__Work to do__:
Render the material again word for word, skipping the pictures in it.

__Raw records__:
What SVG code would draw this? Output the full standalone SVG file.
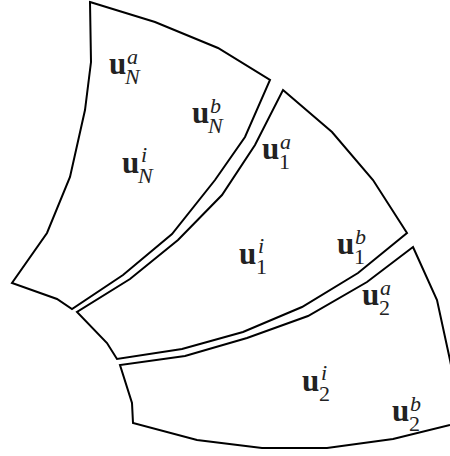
<svg xmlns="http://www.w3.org/2000/svg" width="450" height="456" viewBox="0 0 450 456">
<style>
.r{fill:none;stroke:#000;stroke-width:2;stroke-linejoin:miter}
.u{font-family:'Liberation Serif','Times New Roman',serif;font-weight:bold;font-size:31px;fill:#222}
.s{font-family:'Liberation Serif','Times New Roman',serif;font-weight:normal;font-style:italic;font-size:22px}
.n{font-family:'Liberation Serif','Times New Roman',serif;font-weight:normal;font-style:normal;font-size:22px}
</style>
<rect width="450" height="456" fill="#fff"/>
<g id="regionN">
<polygon class="r" points="90,2 155,22 218,48 270,80 245,137 215,180 172,234 123,275 72,309 57,299 12,283 47,233 70,177 85,110 91,62"/>
<text class="u" x="109" y="74">u<tspan class="s" x="127" y="64">a</tspan><tspan class="s" x="125" y="84">N</tspan></text>
<text class="u" x="192" y="123">u<tspan class="s" x="210" y="113">b</tspan><tspan class="s" x="208" y="133">N</tspan></text>
<text class="u" x="122" y="173">u<tspan class="s" x="141" y="162">i</tspan><tspan class="s" x="138" y="183">N</tspan></text>
</g>
<g id="region1">
<polygon class="r" points="283,90 332,132 373,180 407,233 358,273 302,307 243,332 182,349 117,359 107,343 77,312 130,279 178,240 222,195 255,145"/>
<text class="u" x="262" y="159">u<tspan class="s" x="280" y="149">a</tspan><tspan class="n" x="279" y="169">1</tspan></text>
<text class="u" x="239" y="264">u<tspan class="s" x="258" y="253">i</tspan><tspan class="n" x="256" y="274">1</tspan></text>
<text class="u" x="337" y="254">u<tspan class="s" x="355" y="244">b</tspan><tspan class="n" x="354" y="264">1</tspan></text>
</g>
<g id="region2">
<polygon class="r" points="413,247 437,300 450,360 458,400 462,421 450,425 393,439 327,448 262,448 197,440 133,423 132,403 120,365 185,356 247,338 308,316 367,282"/>
<text class="u" x="362" y="305">u<tspan class="s" x="380" y="295">a</tspan><tspan class="n" x="379" y="315">2</tspan></text>
<text class="u" x="302" y="391">u<tspan class="s" x="321" y="380">i</tspan><tspan class="n" x="319" y="401">2</tspan></text>
<text class="u" x="392" y="421">u<tspan class="s" x="410" y="411">b</tspan><tspan class="n" x="409" y="431">2</tspan></text>
</g>
<g id="connectors"/>
</svg>
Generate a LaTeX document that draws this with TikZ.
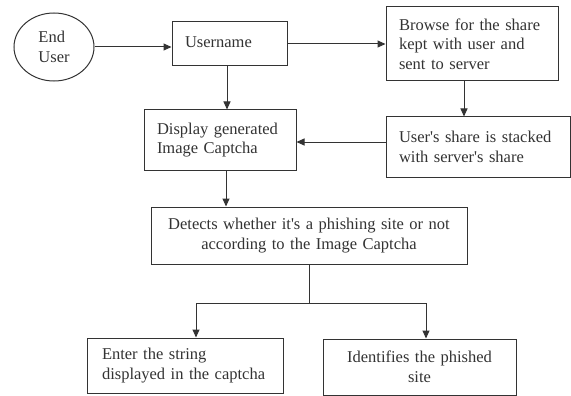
\documentclass[tikz,border=0pt]{standalone}
\usepackage{fontspec}
\setmainfont{Liberation Serif}
\usetikzlibrary{arrows.meta,shapes.geometric}
\definecolor{ink}{HTML}{333333}
\begin{document}
\begin{tikzpicture}[x=1pt,y=-1pt,
  every node/.style={font=\fontsize{16.5}{19.5}\selectfont, text=ink},
  box/.style={draw=ink, line width=1pt, rectangle, inner sep=0pt},
  arr/.style={draw=ink, line width=1pt, -{Triangle[length=8pt,width=7pt]}},
  ln/.style={draw=ink, line width=1pt}]
\useasboundingbox (0,0) rectangle (571,396);
\node[draw=ink, line width=1pt, ellipse, minimum width=80pt, minimum height=68pt, inner sep=0pt, align=left] (end) at (54,47) {End\\User};
\node[box, minimum width=115pt, minimum height=44pt, text width=89pt, align=left] (user) at (229.5,44) {Username\vphantom{g}};
\node[box, minimum width=172pt, minimum height=74pt, text width=146pt, align=left] (browse) at (472,44) {Browse for the share\\kept with user and\\sent to server};
\node[box, minimum width=152pt, minimum height=60pt, text width=126pt, align=left] (disp) at (220,140) {Display generated\\Image Captcha};
\node[box, minimum width=184pt, minimum height=60pt, text width=158pt, align=left] (share) at (478,147) {User\textquotesingle s share is stacked\\with server\textquotesingle s share};
\node[box, minimum width=316pt, minimum height=57pt, text width=300pt, align=center] (detect) at (309,235.5) {Detects whether it\textquotesingle s a phishing site or not\\according to the Image Captcha};
\node[box, minimum width=196pt, minimum height=55pt, text width=166pt, align=left] (enter) at (185,365.5) {Enter the string\\displayed in the captcha};
\node[box, minimum width=193pt, minimum height=56pt, text width=180pt, align=center] (ident) at (419.5,367) {Identifies the phished\\site};
\draw[arr] (end.east) -- (user.west |- end.east);
\draw[arr] (user.east) -- (browse.west);
\draw[arr] ([xshift=-2.5pt]user.south) -- ([xshift=-2.5pt]user.south |- disp.north);
\draw[arr] ([xshift=-8pt]browse.south) -- ([xshift=-8pt]browse.south |- share.north);
\draw[arr] ([yshift=5pt]share.west) -- ([yshift=5pt]share.west -| disp.east);
\draw[arr] ([xshift=6pt]disp.south) -- ([xshift=6pt]disp.south |- detect.north);
\coordinate (j) at (309,303);
\draw[ln] (detect.south) -- (j);
\draw[arr] (j) -| ([xshift=11pt]enter.north);
\draw[arr] (j) -| ([xshift=6.5pt]ident.north);
\end{tikzpicture}
\end{document}
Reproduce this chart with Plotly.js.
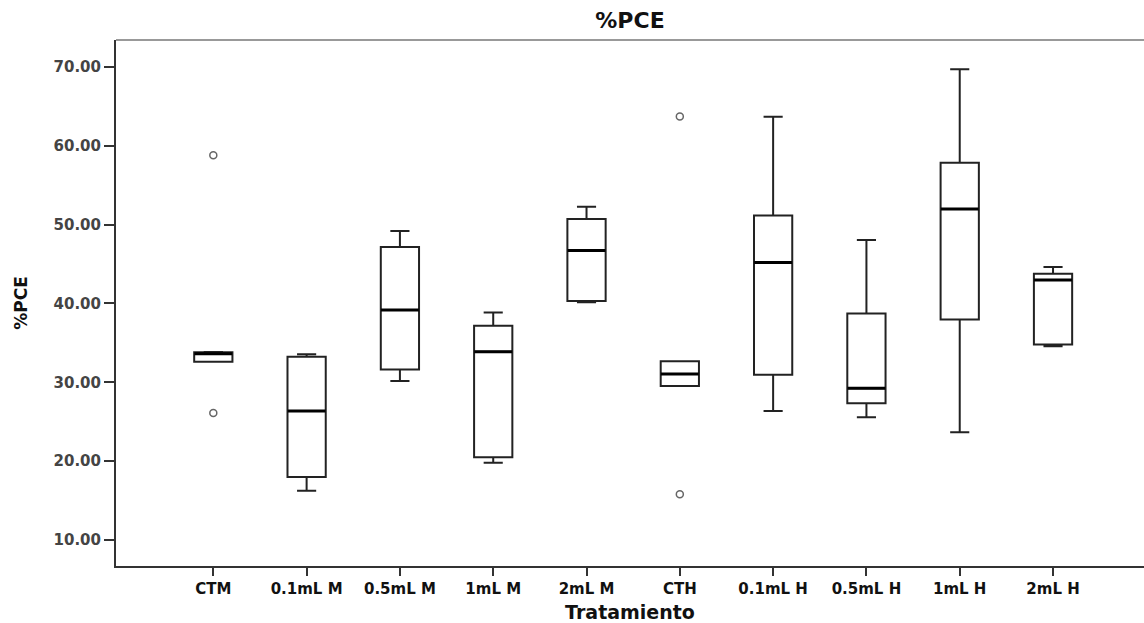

__Reply__:
What SVG code would draw this? Output the full standalone SVG file.
<svg xmlns="http://www.w3.org/2000/svg" width="450" height="456" viewBox="0 0 450 456">
<style>
.r{fill:none;stroke:#000;stroke-width:2;stroke-linejoin:miter}
.u{font-family:'Liberation Serif','Times New Roman',serif;font-weight:bold;font-size:31px;fill:#222}
.s{font-family:'Liberation Serif','Times New Roman',serif;font-weight:normal;font-style:italic;font-size:22px}
.n{font-family:'Liberation Serif','Times New Roman',serif;font-weight:normal;font-style:normal;font-size:22px}
</style>
<rect width="450" height="456" fill="#fff"/>
<g id="regionN">
<polygon class="r" points="90,2 155,22 218,48 270,80 245,137 215,180 172,234 123,275 72,309 57,299 12,283 47,233 70,177 85,110 91,62"/>
<text class="u" x="109" y="74">u<tspan class="s" x="127" y="64">a</tspan><tspan class="s" x="125" y="84">N</tspan></text>
<text class="u" x="192" y="123">u<tspan class="s" x="210" y="113">b</tspan><tspan class="s" x="208" y="133">N</tspan></text>
<text class="u" x="122" y="173">u<tspan class="s" x="141" y="162">i</tspan><tspan class="s" x="138" y="183">N</tspan></text>
</g>
<g id="region1">
<polygon class="r" points="283,90 332,132 373,180 407,233 358,273 302,307 243,332 182,349 117,359 107,343 77,312 130,279 178,240 222,195 255,145"/>
<text class="u" x="262" y="159">u<tspan class="s" x="280" y="149">a</tspan><tspan class="n" x="279" y="169">1</tspan></text>
<text class="u" x="239" y="264">u<tspan class="s" x="258" y="253">i</tspan><tspan class="n" x="256" y="274">1</tspan></text>
<text class="u" x="337" y="254">u<tspan class="s" x="355" y="244">b</tspan><tspan class="n" x="354" y="264">1</tspan></text>
</g>
<g id="region2">
<polygon class="r" points="413,247 437,300 450,360 458,400 462,421 450,425 393,439 327,448 262,448 197,440 133,423 132,403 120,365 185,356 247,338 308,316 367,282"/>
<text class="u" x="362" y="305">u<tspan class="s" x="380" y="295">a</tspan><tspan class="n" x="379" y="315">2</tspan></text>
<text class="u" x="302" y="391">u<tspan class="s" x="321" y="380">i</tspan><tspan class="n" x="319" y="401">2</tspan></text>
<text class="u" x="392" y="421">u<tspan class="s" x="410" y="411">b</tspan><tspan class="n" x="409" y="431">2</tspan></text>
</g>
<g id="connectors"/>
</svg>
Generate a LaTeX document that draws this with TikZ.
\documentclass[tikz,border=0pt]{standalone}
\usepackage{fontspec}
\setmainfont{Liberation Serif}
\usetikzlibrary{arrows.meta,shapes.geometric}
\definecolor{ink}{HTML}{333333}
\begin{document}
\begin{tikzpicture}[x=1pt,y=-1pt,
  every node/.style={font=\fontsize{16.5}{19.5}\selectfont, text=ink},
  box/.style={draw=ink, line width=1pt, rectangle, inner sep=0pt},
  arr/.style={draw=ink, line width=1pt, -{Triangle[length=8pt,width=7pt]}},
  ln/.style={draw=ink, line width=1pt}]
\useasboundingbox (0,0) rectangle (571,396);
\node[draw=ink, line width=1pt, ellipse, minimum width=80pt, minimum height=68pt, inner sep=0pt, align=left] (end) at (54,47) {End\\User};
\node[box, minimum width=115pt, minimum height=44pt, text width=89pt, align=left] (user) at (229.5,44) {Username\vphantom{g}};
\node[box, minimum width=172pt, minimum height=74pt, text width=146pt, align=left] (browse) at (472,44) {Browse for the share\\kept with user and\\sent to server};
\node[box, minimum width=152pt, minimum height=60pt, text width=126pt, align=left] (disp) at (220,140) {Display generated\\Image Captcha};
\node[box, minimum width=184pt, minimum height=60pt, text width=158pt, align=left] (share) at (478,147) {User\textquotesingle s share is stacked\\with server\textquotesingle s share};
\node[box, minimum width=316pt, minimum height=57pt, text width=300pt, align=center] (detect) at (309,235.5) {Detects whether it\textquotesingle s a phishing site or not\\according to the Image Captcha};
\node[box, minimum width=196pt, minimum height=55pt, text width=166pt, align=left] (enter) at (185,365.5) {Enter the string\\displayed in the captcha};
\node[box, minimum width=193pt, minimum height=56pt, text width=180pt, align=center] (ident) at (419.5,367) {Identifies the phished\\site};
\draw[arr] (end.east) -- (user.west |- end.east);
\draw[arr] (user.east) -- (browse.west);
\draw[arr] ([xshift=-2.5pt]user.south) -- ([xshift=-2.5pt]user.south |- disp.north);
\draw[arr] ([xshift=-8pt]browse.south) -- ([xshift=-8pt]browse.south |- share.north);
\draw[arr] ([yshift=5pt]share.west) -- ([yshift=5pt]share.west -| disp.east);
\draw[arr] ([xshift=6pt]disp.south) -- ([xshift=6pt]disp.south |- detect.north);
\coordinate (j) at (309,303);
\draw[ln] (detect.south) -- (j);
\draw[arr] (j) -| ([xshift=11pt]enter.north);
\draw[arr] (j) -| ([xshift=6.5pt]ident.north);
\end{tikzpicture}
\end{document}
Reproduce this chart with Plotly.js.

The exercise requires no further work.